**Source excerpt**
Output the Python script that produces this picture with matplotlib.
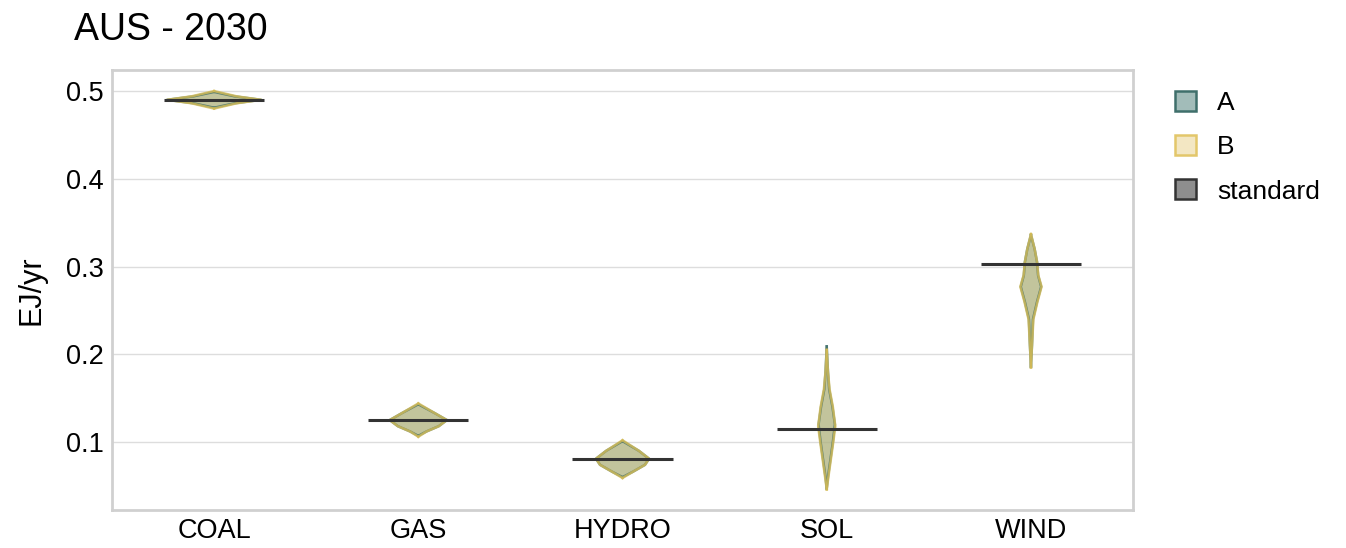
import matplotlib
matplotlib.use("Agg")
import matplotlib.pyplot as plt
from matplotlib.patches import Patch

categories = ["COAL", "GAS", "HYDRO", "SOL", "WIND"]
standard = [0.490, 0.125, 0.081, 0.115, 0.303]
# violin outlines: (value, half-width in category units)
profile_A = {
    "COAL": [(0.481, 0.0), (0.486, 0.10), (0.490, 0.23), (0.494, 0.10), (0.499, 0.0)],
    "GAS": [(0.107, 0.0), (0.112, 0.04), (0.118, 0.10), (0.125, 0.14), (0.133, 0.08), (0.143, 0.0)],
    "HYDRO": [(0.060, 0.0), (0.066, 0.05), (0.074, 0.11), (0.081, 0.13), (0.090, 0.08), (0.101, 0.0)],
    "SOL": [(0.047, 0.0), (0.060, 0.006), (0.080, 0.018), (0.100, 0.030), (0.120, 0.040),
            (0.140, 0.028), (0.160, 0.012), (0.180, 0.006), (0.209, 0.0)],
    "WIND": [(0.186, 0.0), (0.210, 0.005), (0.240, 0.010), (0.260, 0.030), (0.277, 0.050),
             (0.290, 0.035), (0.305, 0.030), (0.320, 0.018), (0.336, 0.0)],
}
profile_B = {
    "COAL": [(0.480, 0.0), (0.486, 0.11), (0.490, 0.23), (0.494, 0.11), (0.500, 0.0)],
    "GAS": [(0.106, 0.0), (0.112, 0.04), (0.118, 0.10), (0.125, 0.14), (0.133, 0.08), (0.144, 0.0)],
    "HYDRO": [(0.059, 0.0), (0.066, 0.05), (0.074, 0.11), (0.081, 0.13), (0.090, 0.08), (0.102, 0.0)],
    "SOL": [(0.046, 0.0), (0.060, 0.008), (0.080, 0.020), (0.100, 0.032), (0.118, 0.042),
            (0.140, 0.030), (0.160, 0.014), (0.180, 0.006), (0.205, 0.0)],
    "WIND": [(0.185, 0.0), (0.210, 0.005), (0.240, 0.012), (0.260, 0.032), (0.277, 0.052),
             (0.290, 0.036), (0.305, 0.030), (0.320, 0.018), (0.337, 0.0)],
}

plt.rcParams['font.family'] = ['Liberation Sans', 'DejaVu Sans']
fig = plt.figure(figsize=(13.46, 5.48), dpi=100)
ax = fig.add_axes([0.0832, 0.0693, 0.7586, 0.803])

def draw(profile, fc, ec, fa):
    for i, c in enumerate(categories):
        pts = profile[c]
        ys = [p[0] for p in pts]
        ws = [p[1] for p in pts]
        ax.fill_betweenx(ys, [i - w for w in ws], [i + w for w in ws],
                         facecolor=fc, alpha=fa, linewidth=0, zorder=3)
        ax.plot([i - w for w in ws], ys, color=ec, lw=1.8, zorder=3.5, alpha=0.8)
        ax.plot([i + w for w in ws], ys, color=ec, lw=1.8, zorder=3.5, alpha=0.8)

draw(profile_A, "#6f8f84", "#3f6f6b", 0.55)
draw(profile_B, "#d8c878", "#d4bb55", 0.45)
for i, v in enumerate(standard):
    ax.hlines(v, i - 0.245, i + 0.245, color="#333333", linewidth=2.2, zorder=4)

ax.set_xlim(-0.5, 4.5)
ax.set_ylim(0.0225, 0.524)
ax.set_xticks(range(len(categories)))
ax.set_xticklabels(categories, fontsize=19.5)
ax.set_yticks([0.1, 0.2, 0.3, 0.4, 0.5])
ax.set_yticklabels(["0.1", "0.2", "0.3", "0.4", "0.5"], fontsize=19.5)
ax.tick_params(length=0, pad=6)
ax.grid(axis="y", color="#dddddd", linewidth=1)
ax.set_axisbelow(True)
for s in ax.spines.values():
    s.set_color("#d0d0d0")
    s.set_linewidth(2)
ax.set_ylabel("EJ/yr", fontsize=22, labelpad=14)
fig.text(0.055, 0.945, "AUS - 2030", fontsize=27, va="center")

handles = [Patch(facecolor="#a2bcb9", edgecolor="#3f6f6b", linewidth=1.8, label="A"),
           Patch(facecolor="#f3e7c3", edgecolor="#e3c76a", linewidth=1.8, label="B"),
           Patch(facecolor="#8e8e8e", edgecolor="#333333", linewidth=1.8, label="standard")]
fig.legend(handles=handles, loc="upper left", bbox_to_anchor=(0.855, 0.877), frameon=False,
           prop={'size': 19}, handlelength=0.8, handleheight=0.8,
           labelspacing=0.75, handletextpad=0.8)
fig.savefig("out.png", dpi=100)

**Written task**
Output the data exactly. Pictures don't belong in the result.

**Exercise result**
Output the Python script that produces this picture with matplotlib.
import matplotlib
matplotlib.use("Agg")
import matplotlib.pyplot as plt
from matplotlib.patches import Patch

categories = ["COAL", "GAS", "HYDRO", "SOL", "WIND"]
standard = [0.490, 0.125, 0.081, 0.115, 0.303]
# violin outlines: (value, half-width in category units)
profile_A = {
    "COAL": [(0.481, 0.0), (0.486, 0.10), (0.490, 0.23), (0.494, 0.10), (0.499, 0.0)],
    "GAS": [(0.107, 0.0), (0.112, 0.04), (0.118, 0.10), (0.125, 0.14), (0.133, 0.08), (0.143, 0.0)],
    "HYDRO": [(0.060, 0.0), (0.066, 0.05), (0.074, 0.11), (0.081, 0.13), (0.090, 0.08), (0.101, 0.0)],
    "SOL": [(0.047, 0.0), (0.060, 0.006), (0.080, 0.018), (0.100, 0.030), (0.120, 0.040),
            (0.140, 0.028), (0.160, 0.012), (0.180, 0.006), (0.209, 0.0)],
    "WIND": [(0.186, 0.0), (0.210, 0.005), (0.240, 0.010), (0.260, 0.030), (0.277, 0.050),
             (0.290, 0.035), (0.305, 0.030), (0.320, 0.018), (0.336, 0.0)],
}
profile_B = {
    "COAL": [(0.480, 0.0), (0.486, 0.11), (0.490, 0.23), (0.494, 0.11), (0.500, 0.0)],
    "GAS": [(0.106, 0.0), (0.112, 0.04), (0.118, 0.10), (0.125, 0.14), (0.133, 0.08), (0.144, 0.0)],
    "HYDRO": [(0.059, 0.0), (0.066, 0.05), (0.074, 0.11), (0.081, 0.13), (0.090, 0.08), (0.102, 0.0)],
    "SOL": [(0.046, 0.0), (0.060, 0.008), (0.080, 0.020), (0.100, 0.032), (0.118, 0.042),
            (0.140, 0.030), (0.160, 0.014), (0.180, 0.006), (0.205, 0.0)],
    "WIND": [(0.185, 0.0), (0.210, 0.005), (0.240, 0.012), (0.260, 0.032), (0.277, 0.052),
             (0.290, 0.036), (0.305, 0.030), (0.320, 0.018), (0.337, 0.0)],
}

plt.rcParams['font.family'] = ['Liberation Sans', 'DejaVu Sans']
fig = plt.figure(figsize=(13.46, 5.48), dpi=100)
ax = fig.add_axes([0.0832, 0.0693, 0.7586, 0.803])

def draw(profile, fc, ec, fa):
    for i, c in enumerate(categories):
        pts = profile[c]
        ys = [p[0] for p in pts]
        ws = [p[1] for p in pts]
        ax.fill_betweenx(ys, [i - w for w in ws], [i + w for w in ws],
                         facecolor=fc, alpha=fa, linewidth=0, zorder=3)
        ax.plot([i - w for w in ws], ys, color=ec, lw=1.8, zorder=3.5, alpha=0.8)
        ax.plot([i + w for w in ws], ys, color=ec, lw=1.8, zorder=3.5, alpha=0.8)

draw(profile_A, "#6f8f84", "#3f6f6b", 0.55)
draw(profile_B, "#d8c878", "#d4bb55", 0.45)
for i, v in enumerate(standard):
    ax.hlines(v, i - 0.245, i + 0.245, color="#333333", linewidth=2.2, zorder=4)

ax.set_xlim(-0.5, 4.5)
ax.set_ylim(0.0225, 0.524)
ax.set_xticks(range(len(categories)))
ax.set_xticklabels(categories, fontsize=19.5)
ax.set_yticks([0.1, 0.2, 0.3, 0.4, 0.5])
ax.set_yticklabels(["0.1", "0.2", "0.3", "0.4", "0.5"], fontsize=19.5)
ax.tick_params(length=0, pad=6)
ax.grid(axis="y", color="#dddddd", linewidth=1)
ax.set_axisbelow(True)
for s in ax.spines.values():
    s.set_color("#d0d0d0")
    s.set_linewidth(2)
ax.set_ylabel("EJ/yr", fontsize=22, labelpad=14)
fig.text(0.055, 0.945, "AUS - 2030", fontsize=27, va="center")

handles = [Patch(facecolor="#a2bcb9", edgecolor="#3f6f6b", linewidth=1.8, label="A"),
           Patch(facecolor="#f3e7c3", edgecolor="#e3c76a", linewidth=1.8, label="B"),
           Patch(facecolor="#8e8e8e", edgecolor="#333333", linewidth=1.8, label="standard")]
fig.legend(handles=handles, loc="upper left", bbox_to_anchor=(0.855, 0.877), frameon=False,
           prop={'size': 19}, handlelength=0.8, handleheight=0.8,
           labelspacing=0.75, handletextpad=0.8)
fig.savefig("out.png", dpi=100)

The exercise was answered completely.